*SOURCE MATERIAL*
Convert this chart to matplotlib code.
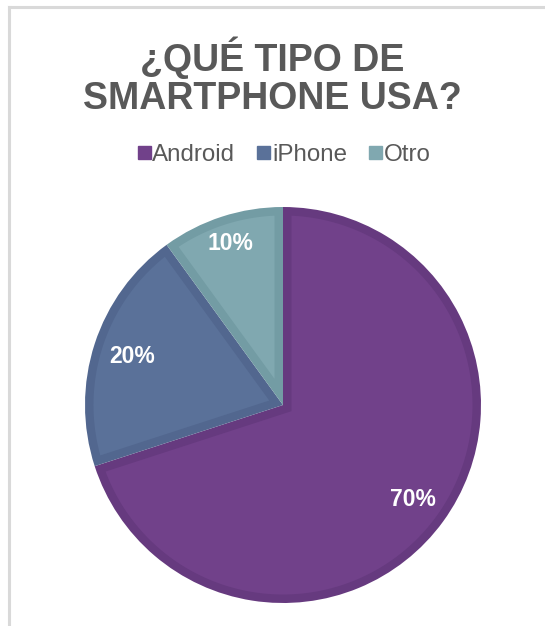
import numpy as np
import matplotlib
matplotlib.use("Agg")
import matplotlib.pyplot as plt
from matplotlib.patches import Patch, Polygon
from matplotlib.lines import Line2D

labels = ["Android", "iPhone", "Otro"]
values = [70, 20, 10]
fills = ["#71418a", "#5a7199", "#80a8b0"]
edges = ["#663a7f", "#52678f", "#739ca4"]
label_dist = [0.81, 0.80, 0.86]

W, H = 545, 626
fig = plt.figure(figsize=(W / 100, H / 100), dpi=100)

# chart frame (clipped on right and bottom like the reference)
fig.add_artist(Line2D([9 / W, 1.0], [1 - 7 / H, 1 - 7 / H], color="#d9d9d9", lw=2.2))
fig.add_artist(Line2D([9 / W, 9 / W], [0.0, 1 - 7 / H], color="#d9d9d9", lw=2.2))

fig.text(0.5, 1 - 77 / H, "¿QUÉ TIPO DE\nSMARTPHONE USA?", ha="center", va="center",
         fontsize=27, fontweight="bold", color="#595959", family="Liberation Sans",
         linespacing=1.07)

r = 198
cx, cy = 283, 405
ax = fig.add_axes([(cx - r) / W, (H - cy - r) / H, 2 * r / W, 2 * r / H])
wedges, _ = ax.pie(values, colors=edges, startangle=90, counterclock=False,
                   radius=1, wedgeprops=dict(linewidth=0))


def inset_wedge(t1, t2, d):
    # lighter inner face of a wedge, offset d from every side
    half = np.deg2rad(t2 - t1) / 2
    bis = np.deg2rad(t1 + t2) / 2
    apex = d / np.sin(half) * np.array([np.cos(bis), np.sin(bis)])
    rr = 1 - d
    da = np.arcsin(d / rr)
    phi = np.linspace(np.deg2rad(t1) + da, np.deg2rad(t2) - da, 200)
    arc = np.column_stack([rr * np.cos(phi), rr * np.sin(phi)])
    return np.vstack([apex, arc])


bevel = 8.5 / r
for w, c in zip(wedges, fills):
    ax.add_patch(Polygon(inset_wedge(w.theta1, w.theta2, bevel), closed=True,
                         facecolor=c, edgecolor="none"))

for w, v, d in zip(wedges, values, label_dist):
    ang = np.deg2rad((w.theta1 + w.theta2) / 2)
    ax.text(d * np.cos(ang), d * np.sin(ang), f"{v}%", ha="center", va="center",
            color="white", fontsize=16.5, fontweight="bold", family="Liberation Sans")
ax.set_xlim(-1, 1)
ax.set_ylim(-1, 1)
ax.axis("off")

handles = [Patch(facecolor=c, edgecolor=c) for c in fills]
fig.legend(handles, labels, loc="center", bbox_to_anchor=(284 / W, 1 - 155 / H), ncol=3,
           frameon=False, handlelength=0.55, handleheight=0.5, handletextpad=0.06,
           columnspacing=0.9, prop=dict(family="Liberation Sans", size=17.4),
           labelcolor="#595959")

fig.savefig("out.png", dpi=100, facecolor="white")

*TASK BRIEF*
Search the data above for lines holding "chart" and copy each of them.

*EXERCISE RESULT*
Convert this chart to matplotlib code.
# chart frame (clipped on right and bottom like the reference)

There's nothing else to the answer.